** Start Source data **
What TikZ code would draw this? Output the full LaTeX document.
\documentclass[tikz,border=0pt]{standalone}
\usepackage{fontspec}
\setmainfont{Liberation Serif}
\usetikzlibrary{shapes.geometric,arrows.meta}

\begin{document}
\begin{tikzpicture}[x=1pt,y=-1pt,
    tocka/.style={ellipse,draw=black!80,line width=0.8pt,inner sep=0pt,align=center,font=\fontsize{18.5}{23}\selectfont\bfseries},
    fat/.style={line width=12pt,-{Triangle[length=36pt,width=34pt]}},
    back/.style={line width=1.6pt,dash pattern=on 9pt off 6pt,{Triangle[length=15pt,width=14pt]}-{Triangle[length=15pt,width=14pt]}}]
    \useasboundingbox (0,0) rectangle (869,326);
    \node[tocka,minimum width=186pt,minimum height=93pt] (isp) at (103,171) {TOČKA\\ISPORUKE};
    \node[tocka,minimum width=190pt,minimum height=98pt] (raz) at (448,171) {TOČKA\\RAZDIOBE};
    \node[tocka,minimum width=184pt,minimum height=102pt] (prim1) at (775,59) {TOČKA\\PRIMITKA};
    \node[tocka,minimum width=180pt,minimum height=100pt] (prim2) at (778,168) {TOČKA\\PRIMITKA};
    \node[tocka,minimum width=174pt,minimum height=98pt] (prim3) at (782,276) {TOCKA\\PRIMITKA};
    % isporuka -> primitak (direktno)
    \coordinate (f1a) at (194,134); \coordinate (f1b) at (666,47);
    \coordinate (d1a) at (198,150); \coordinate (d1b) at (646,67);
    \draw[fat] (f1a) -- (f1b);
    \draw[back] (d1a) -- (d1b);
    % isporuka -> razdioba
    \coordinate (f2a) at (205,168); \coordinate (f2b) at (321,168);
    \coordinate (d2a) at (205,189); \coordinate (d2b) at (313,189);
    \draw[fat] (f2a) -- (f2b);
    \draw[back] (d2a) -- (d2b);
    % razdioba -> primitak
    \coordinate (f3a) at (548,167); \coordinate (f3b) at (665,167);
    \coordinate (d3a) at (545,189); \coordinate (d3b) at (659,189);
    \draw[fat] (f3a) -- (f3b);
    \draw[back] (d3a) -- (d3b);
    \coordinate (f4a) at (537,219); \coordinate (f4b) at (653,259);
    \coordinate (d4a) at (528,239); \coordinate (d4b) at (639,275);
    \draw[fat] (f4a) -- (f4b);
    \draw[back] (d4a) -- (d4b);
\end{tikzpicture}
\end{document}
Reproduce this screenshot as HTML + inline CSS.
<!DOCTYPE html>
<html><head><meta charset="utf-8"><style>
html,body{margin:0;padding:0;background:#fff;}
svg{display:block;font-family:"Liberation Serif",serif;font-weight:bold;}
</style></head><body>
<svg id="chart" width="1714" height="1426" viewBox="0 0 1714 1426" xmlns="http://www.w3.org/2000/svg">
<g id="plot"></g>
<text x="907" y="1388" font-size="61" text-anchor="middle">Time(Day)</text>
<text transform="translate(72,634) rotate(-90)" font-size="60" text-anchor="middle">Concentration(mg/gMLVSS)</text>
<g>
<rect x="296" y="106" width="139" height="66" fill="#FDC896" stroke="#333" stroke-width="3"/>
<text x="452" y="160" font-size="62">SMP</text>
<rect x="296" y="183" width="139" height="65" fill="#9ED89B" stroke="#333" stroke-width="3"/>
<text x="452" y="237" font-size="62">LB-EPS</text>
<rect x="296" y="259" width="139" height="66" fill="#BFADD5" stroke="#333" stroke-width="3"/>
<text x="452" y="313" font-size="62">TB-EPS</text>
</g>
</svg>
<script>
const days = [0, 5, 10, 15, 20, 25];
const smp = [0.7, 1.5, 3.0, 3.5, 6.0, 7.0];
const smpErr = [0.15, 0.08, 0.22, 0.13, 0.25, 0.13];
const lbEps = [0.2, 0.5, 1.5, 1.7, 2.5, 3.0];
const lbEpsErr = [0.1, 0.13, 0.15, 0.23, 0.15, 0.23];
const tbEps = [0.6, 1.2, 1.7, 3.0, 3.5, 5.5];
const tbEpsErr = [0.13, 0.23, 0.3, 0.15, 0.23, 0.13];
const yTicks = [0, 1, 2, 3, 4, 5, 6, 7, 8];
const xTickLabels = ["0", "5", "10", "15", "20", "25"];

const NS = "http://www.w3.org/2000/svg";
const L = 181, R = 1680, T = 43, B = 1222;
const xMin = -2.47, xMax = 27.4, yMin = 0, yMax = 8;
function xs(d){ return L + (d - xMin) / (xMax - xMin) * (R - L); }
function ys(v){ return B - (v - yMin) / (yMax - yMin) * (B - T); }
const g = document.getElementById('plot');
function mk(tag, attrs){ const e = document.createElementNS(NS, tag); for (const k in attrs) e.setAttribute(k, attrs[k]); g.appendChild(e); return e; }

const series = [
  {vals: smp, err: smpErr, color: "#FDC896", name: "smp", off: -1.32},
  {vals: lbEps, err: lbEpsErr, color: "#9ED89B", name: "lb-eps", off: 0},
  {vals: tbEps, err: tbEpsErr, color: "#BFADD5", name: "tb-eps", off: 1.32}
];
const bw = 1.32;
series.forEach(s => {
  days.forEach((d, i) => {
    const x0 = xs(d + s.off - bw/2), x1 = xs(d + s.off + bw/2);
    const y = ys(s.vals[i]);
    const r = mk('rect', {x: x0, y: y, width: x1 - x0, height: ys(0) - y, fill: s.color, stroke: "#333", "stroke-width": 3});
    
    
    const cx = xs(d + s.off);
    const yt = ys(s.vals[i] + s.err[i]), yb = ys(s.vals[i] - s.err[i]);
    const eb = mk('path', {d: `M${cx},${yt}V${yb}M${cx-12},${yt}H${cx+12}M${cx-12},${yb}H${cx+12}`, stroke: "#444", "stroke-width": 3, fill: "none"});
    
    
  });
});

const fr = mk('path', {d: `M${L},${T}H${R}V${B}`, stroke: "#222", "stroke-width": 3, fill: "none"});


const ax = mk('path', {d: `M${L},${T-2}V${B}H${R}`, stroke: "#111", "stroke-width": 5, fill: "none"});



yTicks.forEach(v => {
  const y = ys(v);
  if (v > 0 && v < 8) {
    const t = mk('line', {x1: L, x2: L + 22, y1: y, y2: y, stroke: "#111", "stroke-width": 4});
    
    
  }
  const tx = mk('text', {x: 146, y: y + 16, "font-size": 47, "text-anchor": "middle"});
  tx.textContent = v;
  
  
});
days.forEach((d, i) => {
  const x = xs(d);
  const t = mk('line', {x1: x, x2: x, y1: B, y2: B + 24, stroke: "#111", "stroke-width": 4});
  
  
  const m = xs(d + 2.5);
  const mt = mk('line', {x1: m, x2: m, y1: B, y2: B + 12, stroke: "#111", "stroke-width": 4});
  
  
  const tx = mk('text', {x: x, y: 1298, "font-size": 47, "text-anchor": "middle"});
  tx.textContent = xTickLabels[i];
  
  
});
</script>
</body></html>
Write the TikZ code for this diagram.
** End Source data **
▶ _What the task asks_:
Check each line above for "code" and return the ones that have it.

▶ _Exercise solution_:
What TikZ code would draw this? Output the full LaTeX document.
Write the TikZ code for this diagram.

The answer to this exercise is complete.